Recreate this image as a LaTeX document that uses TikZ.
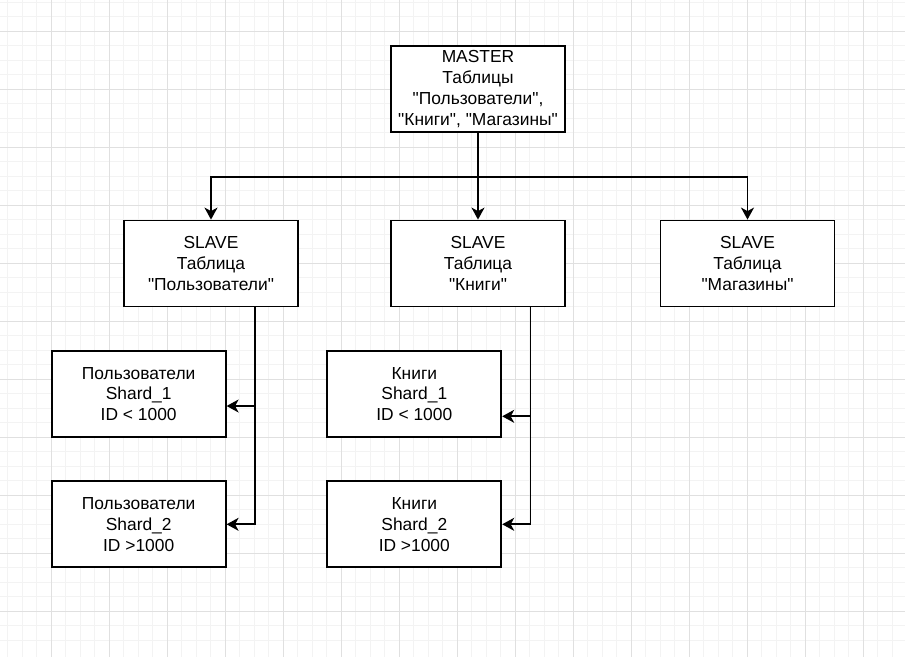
\documentclass[tikz,border=0pt]{standalone}
\usepackage{fontspec}
\newfontfamily\libsans{Liberation Sans}
\usetikzlibrary{arrows.meta}
\definecolor{gminor}{HTML}{F3F3F3}
\definecolor{gmajor}{HTML}{E0E0E0}
\tikzset{
  box/.style={draw=black, line width=1.8pt, fill=white, rectangle,
    minimum width=174pt, minimum height=86pt, inner sep=0pt, align=center,
    font=\libsans\fontsize{17.4}{20.9}\selectfont},
  arr/.style={draw=black, line width=1.8pt,
    -{Stealth[length=12pt, width=13pt, inset=3.5pt]}},
  gridminor/.style={gminor, line width=1pt},
  gridmajor/.style={gmajor, line width=1pt}
}
\begin{document}
\begin{tikzpicture}[x=1pt, y=-1pt]
\useasboundingbox (0,0) rectangle (905,657);
\fill[white] (0,0) rectangle (905,657);
% grid
\foreach \i in {1,...,62}{
  \pgfmathsetmacro\xx{-7+14.5*\i}
  \draw[gridminor] (\xx,0) -- (\xx,657);
}
\foreach \i in {1,...,46}{
  \pgfmathsetmacro\yy{-27+14.5*\i}
  \draw[gridminor] (0,\yy) -- (905,\yy);
}
\foreach \i in {1,...,16}{
  \pgfmathsetmacro\xx{-7+58*\i}
  \draw[gridmajor] (\xx,0) -- (\xx,657);
}
\foreach \i in {1,...,12}{
  \pgfmathsetmacro\yy{-27+58*\i}
  \draw[gridmajor] (0,\yy) -- (905,\yy);
}
% nodes
\node[box] (m) at (478,89) {MASTER\\Таблицы\\"Пользователи",\\"Книги", "Магазины"};
\node[box] (s1) at (211,263.5) {SLAVE\\Таблица\\"Пользователи"};
\node[box] (s2) at (478,263.5) {SLAVE\\Таблица\\"Книги"};
\node[box] (s3) at (747.5,263.5) {SLAVE\\Таблица\\"Магазины"};
\node[box] (u1) at (138.7,394) {Пользователи\\Shard\_1\\ID < 1000};
\node[box] (u2) at (138.7,524.3) {Пользователи\\Shard\_2\\ID >1000};
\node[box] (b1) at (414.3,394) {Книги\\Shard\_1\\ID < 1000};
\node[box] (b2) at (414.3,524.3) {Книги\\Shard\_2\\ID >1000};
% connectors
\coordinate (j) at (478,176.7);
\draw[arr] (m.south) -- (s2.north);
\draw[arr] (m.south) -- (j) -| (s1.north);
\draw[arr] (m.south) -- (j) -| (s3.north);
\coordinate (ua) at (255,406);
\coordinate (ba) at (530.5,416.3);
\draw[arr] (s1.south -| ua) -- (ua) -- (u1.east |- ua);
\draw[arr] (s1.south -| ua) |- (u2.east);
\draw[arr] (s2.south -| ba) -- (ba) -- (b1.east |- ba);
\draw[arr] (s2.south -| ba) |- (b2.east);
\end{tikzpicture}
\end{document}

──────────────────────────────

▶ Exercise instructions
Without the images, write out each line of the data verbatim.

▶ Worked solution
Recreate this image as a LaTeX document that uses TikZ.
\documentclass[tikz,border=0pt]{standalone}
\usepackage{fontspec}
\newfontfamily\libsans{Liberation Sans}
\usetikzlibrary{arrows.meta}
\definecolor{gminor}{HTML}{F3F3F3}
\definecolor{gmajor}{HTML}{E0E0E0}
\tikzset{
  box/.style={draw=black, line width=1.8pt, fill=white, rectangle,
    minimum width=174pt, minimum height=86pt, inner sep=0pt, align=center,
    font=\libsans\fontsize{17.4}{20.9}\selectfont},
  arr/.style={draw=black, line width=1.8pt,
    -{Stealth[length=12pt, width=13pt, inset=3.5pt]}},
  gridminor/.style={gminor, line width=1pt},
  gridmajor/.style={gmajor, line width=1pt}
}
\begin{document}
\begin{tikzpicture}[x=1pt, y=-1pt]
\useasboundingbox (0,0) rectangle (905,657);
\fill[white] (0,0) rectangle (905,657);
% grid
\foreach \i in {1,...,62}{
  \pgfmathsetmacro\xx{-7+14.5*\i}
  \draw[gridminor] (\xx,0) -- (\xx,657);
}
\foreach \i in {1,...,46}{
  \pgfmathsetmacro\yy{-27+14.5*\i}
  \draw[gridminor] (0,\yy) -- (905,\yy);
}
\foreach \i in {1,...,16}{
  \pgfmathsetmacro\xx{-7+58*\i}
  \draw[gridmajor] (\xx,0) -- (\xx,657);
}
\foreach \i in {1,...,12}{
  \pgfmathsetmacro\yy{-27+58*\i}
  \draw[gridmajor] (0,\yy) -- (905,\yy);
}
% nodes
\node[box] (m) at (478,89) {MASTER\\Таблицы\\"Пользователи",\\"Книги", "Магазины"};
\node[box] (s1) at (211,263.5) {SLAVE\\Таблица\\"Пользователи"};
\node[box] (s2) at (478,263.5) {SLAVE\\Таблица\\"Книги"};
\node[box] (s3) at (747.5,263.5) {SLAVE\\Таблица\\"Магазины"};
\node[box] (u1) at (138.7,394) {Пользователи\\Shard\_1\\ID < 1000};
\node[box] (u2) at (138.7,524.3) {Пользователи\\Shard\_2\\ID >1000};
\node[box] (b1) at (414.3,394) {Книги\\Shard\_1\\ID < 1000};
\node[box] (b2) at (414.3,524.3) {Книги\\Shard\_2\\ID >1000};
% connectors
\coordinate (j) at (478,176.7);
\draw[arr] (m.south) -- (s2.north);
\draw[arr] (m.south) -- (j) -| (s1.north);
\draw[arr] (m.south) -- (j) -| (s3.north);
\coordinate (ua) at (255,406);
\coordinate (ba) at (530.5,416.3);
\draw[arr] (s1.south -| ua) -- (ua) -- (u1.east |- ua);
\draw[arr] (s1.south -| ua) |- (u2.east);
\draw[arr] (s2.south -| ba) -- (ba) -- (b1.east |- ba);
\draw[arr] (s2.south -| ba) |- (b2.east);
\end{tikzpicture}
\end{document}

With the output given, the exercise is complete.